Bit of an overreaction to #Mobilegeddon in general from the marketing and web design community, there must have been a rush on meteor clip art going by what I’ve seen on Facebook and Twitter, along with some shameless exploitation by others.
Firstly, the after effects (if you even noticed)
Overall most have seen a modest change in rankings. For the sites I’ve built they’ve all experienced a slight uplift in general for mobile results, this includes new clients with mobile friendly websites and older clients without who’ve chosen not to upgrade just yet.
You can gain an idea from a small cross section of client sites shown below, all show the difference between today 1st May 2015 and two weeks previous, before the update, all for mobile search results.
A(1): Client site, mobile friendly.
A(2): Client competitor not mobile friendly.
B: Client site, not mobile friendly.
C(1): Client site, mobile friendly.
C(2): Client competitor, not mobile friendly.
D: Client site, mobile friendly.
Honestly, I wouldn’t even advise trying to pick that lot apart as I know search results can be extremely fickle, from the niche you’re working within to the couple of hundred different ranking factors that apply to each and every site.
What happened elsewhere?
Some say there were big brand winners and losers but won’t disclose any hard figures. Most agencies and independent SEO’s have reported minor shifts.
I’ve been around in the SEO space long enough now to know that some of the big winners and losers were probably sites Google wanted to make an example of.

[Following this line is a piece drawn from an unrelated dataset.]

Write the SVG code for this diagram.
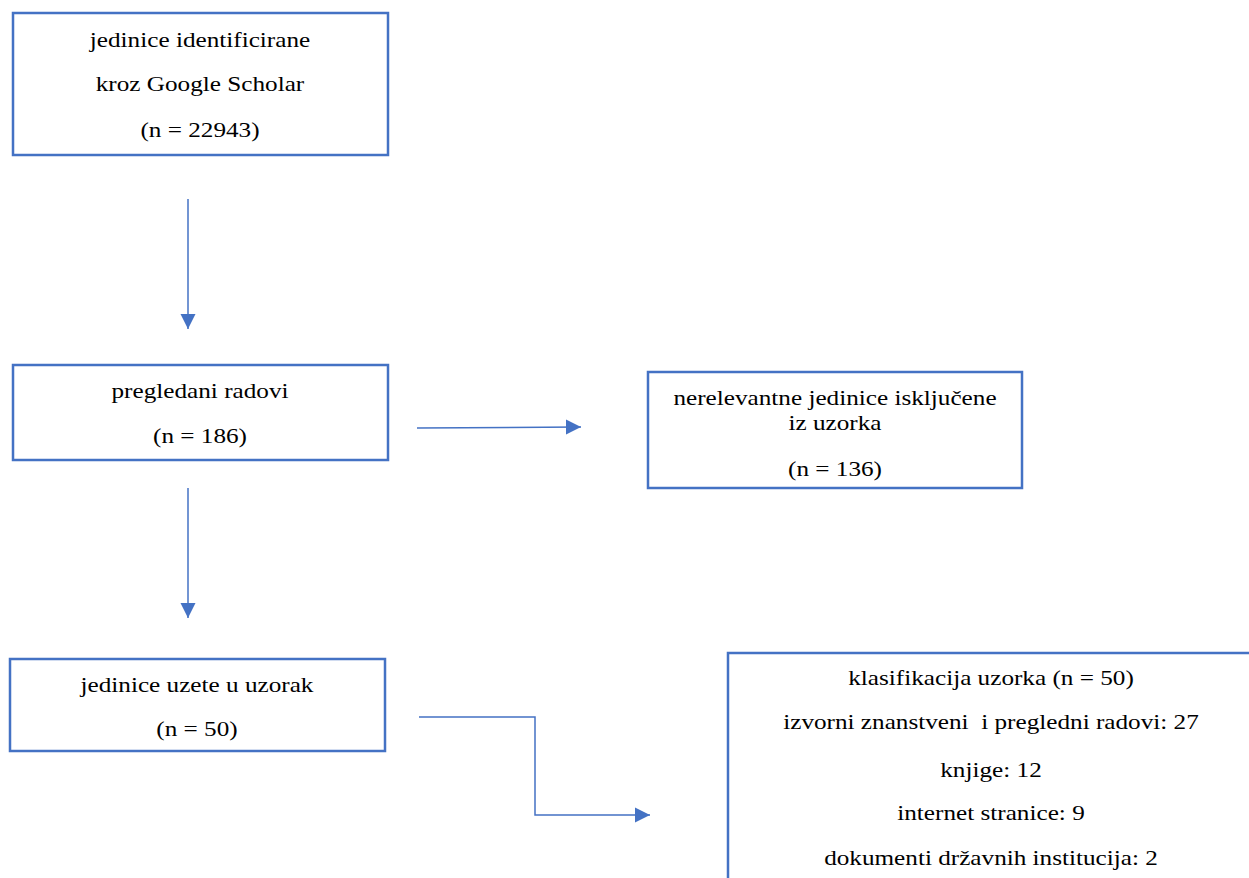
<svg xmlns="http://www.w3.org/2000/svg" width="1249" height="878" viewBox="0 0 1249 878">
<style>
.box{fill:#fff;stroke:#4472C4;stroke-width:2.5}
.t{font-family:"Liberation Serif","DejaVu Serif",serif;font-size:21px;fill:#000;text-anchor:middle}
.c{fill:none;stroke:#4472C4;stroke-width:1.5}
</style>
<defs>
<marker id="ah" viewBox="0 0 10 10" refX="10" refY="5" markerWidth="15" markerHeight="16" markerUnits="userSpaceOnUse" orient="auto">
<path d="M0,0 L10,5 L0,10 z" fill="#4472C4"/>
</marker>
</defs>
<rect width="1249" height="878" fill="#fff"/>
<g id="n1">
<rect class="box" x="13" y="13" width="375" height="142"/>
<text class="t" transform="matrix(1.2 0 0 1 200 47)">jedinice identificirane</text>
<text class="t" transform="matrix(1.2 0 0 1 200 91)">kroz Google Scholar</text>
<text class="t" transform="matrix(1.2 0 0 1 200 137)">(n = 22943)</text>
</g>
<g id="n2">
<rect class="box" x="13" y="365" width="375" height="95"/>
<text class="t" transform="matrix(1.2 0 0 1 200 398)">pregledani radovi</text>
<text class="t" transform="matrix(1.2 0 0 1 200 443)">(n = 186)</text>
</g>
<g id="n3">
<rect class="box" x="648" y="372" width="374" height="116"/>
<text class="t" transform="matrix(1.2 0 0 1 835 405)">nerelevantne jedinice isključene</text>
<text class="t" transform="matrix(1.2 0 0 1 835 430)">iz uzorka</text>
<text class="t" transform="matrix(1.2 0 0 1 835 476)">(n = 136)</text>
</g>
<g id="n4">
<rect class="box" x="10" y="659" width="375" height="92"/>
<text class="t" transform="matrix(1.2 0 0 1 197 692)">jedinice uzete u uzorak</text>
<text class="t" transform="matrix(1.2 0 0 1 197 736)">(n = 50)</text>
</g>
<g id="n5">
<rect class="box" x="728" y="653" width="540" height="240"/>
<text class="t" transform="matrix(1.2 0 0 1 991 685)">klasifikacija uzorka (n = 50)</text>
<text class="t" transform="matrix(1.2 0 0 1 991 729)" xml:space="preserve">izvorni znanstveni  i pregledni radovi: 27</text>
<text class="t" transform="matrix(1.2 0 0 1 991 777)">knjige: 12</text>
<text class="t" transform="matrix(1.2 0 0 1 991 820)">internet stranice: 9</text>
<text class="t" transform="matrix(1.2 0 0 1 991 865)">dokumenti državnih institucija: 2</text>
</g>
<g id="connectors">
<line class="c" x1="188" y1="199" x2="188" y2="329" marker-end="url(#ah)"/>
<line class="c" x1="188" y1="488" x2="188" y2="618" marker-end="url(#ah)"/>
<line class="c" x1="417" y1="428" x2="581" y2="427" marker-end="url(#ah)"/>
<polyline class="c" points="419,717 535,717 535,815 650,815" marker-end="url(#ah)"/>
</g>
</svg>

It’s happened before with other major updates where big brand websites would either enjoy a nice increase in traffic or lay in ruins after experiencing the full wrath of Google, then the SEO community would do the usual great job of spreading the word.
Speculation on actual events
As always, nobody other than Google HQ will have the full picture of what’s going on. How search results are calculated is so complex and this update is yet another layer of complexity that appears on top. I’d bet most people at Google wouldn’t know the finer details either, apart from the obscenely brainy engineers.
In my opinion the recent update has been more of a warning shot from Google, in reality two things far more important than being mobile friendly are relevancy and authority of the websites being served up in the search results.
Sites that display both of these characteristics in the top slots are not going to be shifted so easily.
Add into the mix, figures being banded around before the update show that 40% of all websites are still not mobile friendly.
If you were Google would you really want to push sub-standard websites lacking in relevancy and authority up to the top of the search results just because they were mobile friendly?
I’ll leave you to decide on that one.
My guess is the recent mobile update is something that will be dialed up incrementally over the coming months/years. Google has access to so much data, they’ll know how much to keep tweaking this.
At the moment my guess is its filtering search results at 10% strength but Google will continue to turn this up as more sites are tagged as mobile friendly, and it can be confident of serving on the most part mobile friendly and useful search results.
Also from my own experience I’m certain site performance has a big part to play. It did throw me a little when I realised older client sites that were non mobile friendly hadn’t been affected but then when it comes to load times I’m a bit fanatical and like client sites to load quickly, so I think this has had a big part to play in these sites not being hit with the Google stick.
I’d hazard a guess to say site performance still sits above whether the site is mobile friendly or not, in the real world nobody is going to wait 25-30 seconds for a site to load irrespective of whether it’s mobile friendly or not, and Google will know this looking at usage data like bounce rates.
Even though you shouldn’t need to be running to the nearest web designer in a state of panic, telling them you need a mobile website built yesterday. You still need to take a rational look at the current state of your business online.
Look at your website analytics, is a mobile friendly website high on your list of priorities right now? Are you losing hard earned visitors because you’re not mobile friendly? Maybe it’s not really an issue right now, but should we set a target to have this fixed in the near future?
These are questions only you’ll know the answer too.
I’ll always say yes, being mobile friendly is a nothing but a good thing and is something I include for all new web design clients by default, but how much of a priority is it for your business right this minute?
Hopefully this and my original article on Google Mobile will give you some insight into what your best course of action is.